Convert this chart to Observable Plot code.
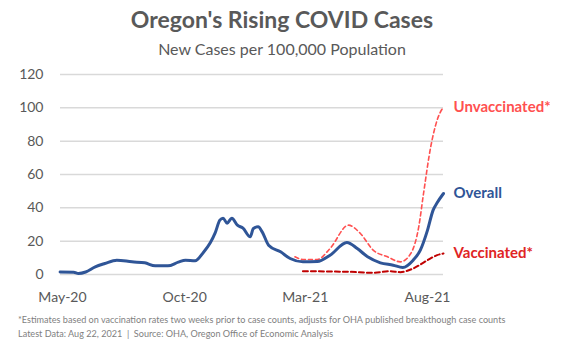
<!DOCTYPE html>
<html>
<head>
<meta charset="utf-8">
<script src="https://cdn.jsdelivr.net/npm/d3@7"></script>
<script src="https://cdn.jsdelivr.net/npm/@observablehq/plot@0.6"></script>
<style>
  html, body { margin: 0; padding: 0; background: #fff; }
  #wrap { position: relative; width: 564px; height: 343px; font-family: Lato, sans-serif; color: #595959; overflow: hidden; }
  #title { position: absolute; left: 0; width: 564px; top: 5px; text-align: center; font-size: 23px; font-weight: 700; line-height: 28px; }
  #subtitle { position: absolute; left: 0; width: 564px; top: 39px; text-align: center; font-size: 16px; line-height: 20px; }
  #chart { position: absolute; left: 0; top: 60px; }
  .note { position: absolute; left: 18px; font-size: 9.1px; line-height: 11px; color: #7f7f7f; white-space: nowrap; }
</style>
</head>
<body>
<div id="wrap">
  <div id="title">Oregon's Rising COVID Cases</div>
  <div id="subtitle">New Cases per 100,000 Population</div>
  <div id="chart"></div>
  <div class="note" style="top:314px">*Estimates based on vaccination rates two weeks prior to case counts, adjusts for OHA published breakthough case counts</div>
  <div class="note" style="top:328px">Latest Data: Aug 22, 2021 &nbsp;|&nbsp; Source: OHA, Oregon Office of Economic Analysis</div>
</div>
<script>
// New cases per 100,000, all Oregonians
const overallDates = ["2020-04-28","2020-05-15","2020-05-21","2020-05-30","2020-06-11","2020-06-23","2020-07-08","2020-07-27","2020-08-12","2020-08-25","2020-09-10","2020-09-23","2020-10-02","2020-10-14","2020-10-24","2020-11-02","2020-11-08","2020-11-14","2020-11-18","2020-11-23","2020-11-29","2020-12-06","2020-12-13","2020-12-22","2020-12-26","2021-01-01","2021-01-06","2021-01-14","2021-01-29","2021-02-10","2021-02-26","2021-03-16","2021-04-01","2021-04-22","2021-05-05","2021-05-18","2021-06-03","2021-06-19","2021-07-01","2021-07-14","2021-07-23","2021-08-01","2021-08-08","2021-08-13","2021-08-21"];
const overallValues = [1.5,1.4,0.6,1.5,4.6,6.6,8.6,7.6,7.0,5.2,5.2,7.4,8.6,8.2,13,19,24.8,32.6,33.8,30.8,33.8,29.6,27.8,22.6,27.6,28.6,25.6,17.6,13.6,9.6,7.6,7.8,11.6,19.2,15.6,10.6,7,5.6,4.2,8.6,14.6,26.6,38.6,43,48.6];

// Estimated rate among the unvaccinated
const unvaxDates = ["2021-02-16","2021-02-26","2021-03-16","2021-04-01","2021-04-24","2021-05-09","2021-05-25","2021-06-12","2021-06-28","2021-07-11","2021-07-21","2021-07-27","2021-08-05","2021-08-13","2021-08-21"];
const unvaxValues = [10.6,9,9,15.6,29.6,24.6,14.6,10.6,7.6,12.6,28.6,48.6,76.6,92.6,100.6];

// Estimated rate among the vaccinated
const vaxDates = ["2021-02-26","2021-04-01","2021-04-26","2021-05-25","2021-06-15","2021-06-28","2021-07-14","2021-08-01","2021-08-13","2021-08-21"];
const vaxValues = [2,1.8,1.6,1,2,1.4,3.6,8.6,11.6,12.6];

const seriesNames = ["Unvaccinated*", "Overall", "Vaccinated*"];
const xTickDates = ["2020-05-01","2020-10-01","2021-03-01","2021-08-01"];
const yTicks = [0,20,40,60,80,100,120];

const toRows = (dates, values) => dates.map((d, i) => ({date: new Date(d), value: values[i]}));
const overall = toRows(overallDates, overallValues);
const unvax = toRows(unvaxDates, unvaxValues);
const vax = toRows(vaxDates, vaxValues);

const colors = {unvax: "#ff5050", overall: "#2f5597", vax: "#c00000", vaxLabel: "#e02424"};
const ends = [
  {...unvax[unvax.length - 1], name: seriesNames[0], color: colors.unvax},
  {...overall[overall.length - 1], name: seriesNames[1], color: colors.overall},
  {...vax[vax.length - 1], name: seriesNames[2], color: colors.vaxLabel}
];

const chart = Plot.plot({
  width: 564,
  height: 250,
  marginLeft: 60,
  marginRight: 121,
  marginTop: 14,
  marginBottom: 36,
  style: {fontFamily: "Lato, sans-serif", fontSize: "13px", color: "#595959", background: "transparent"},
  x: {type: "utc", domain: [new Date("2020-04-28T12:00Z"), new Date("2021-08-21")]},
  y: {domain: [0, 120]},
  marks: [
    Plot.gridY(yTicks, {stroke: "#d9d9d9", strokeOpacity: 1, strokeWidth: 1.5}),
    Plot.axisY({ticks: yTicks, tickSize: 0, tickPadding: 17, label: null, fontSize: 14}),
    Plot.axisX({ticks: xTickDates.map(d => new Date(d)), tickFormat: d3.utcFormat("%b-%y"), tickSize: 0, tickPadding: 18, label: null, fontSize: 14}),
    Plot.line(vax, {x: "date", y: "value", stroke: colors.vax, strokeWidth: 2, strokeDasharray: "5,3", curve: "monotone-x"}),
    Plot.line(unvax, {x: "date", y: "value", stroke: colors.unvax, strokeWidth: 1.6, strokeDasharray: "4,3", curve: "monotone-x"}),
    Plot.line(overall, {x: "date", y: "value", stroke: colors.overall, strokeWidth: 3, curve: "monotone-x"}),
    Plot.text(ends, {x: "date", y: "value", text: "name", fill: "color", dx: 10, textAnchor: "start", fontWeight: "bold", fontSize: 15})
  ]
});
document.getElementById("chart").appendChild(chart);
</script>
</body>
</html>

TASK OBJECTIVE:
Reply with nothing but the number of lines that contain the word "chart".

CORRECT RESPONSE:
5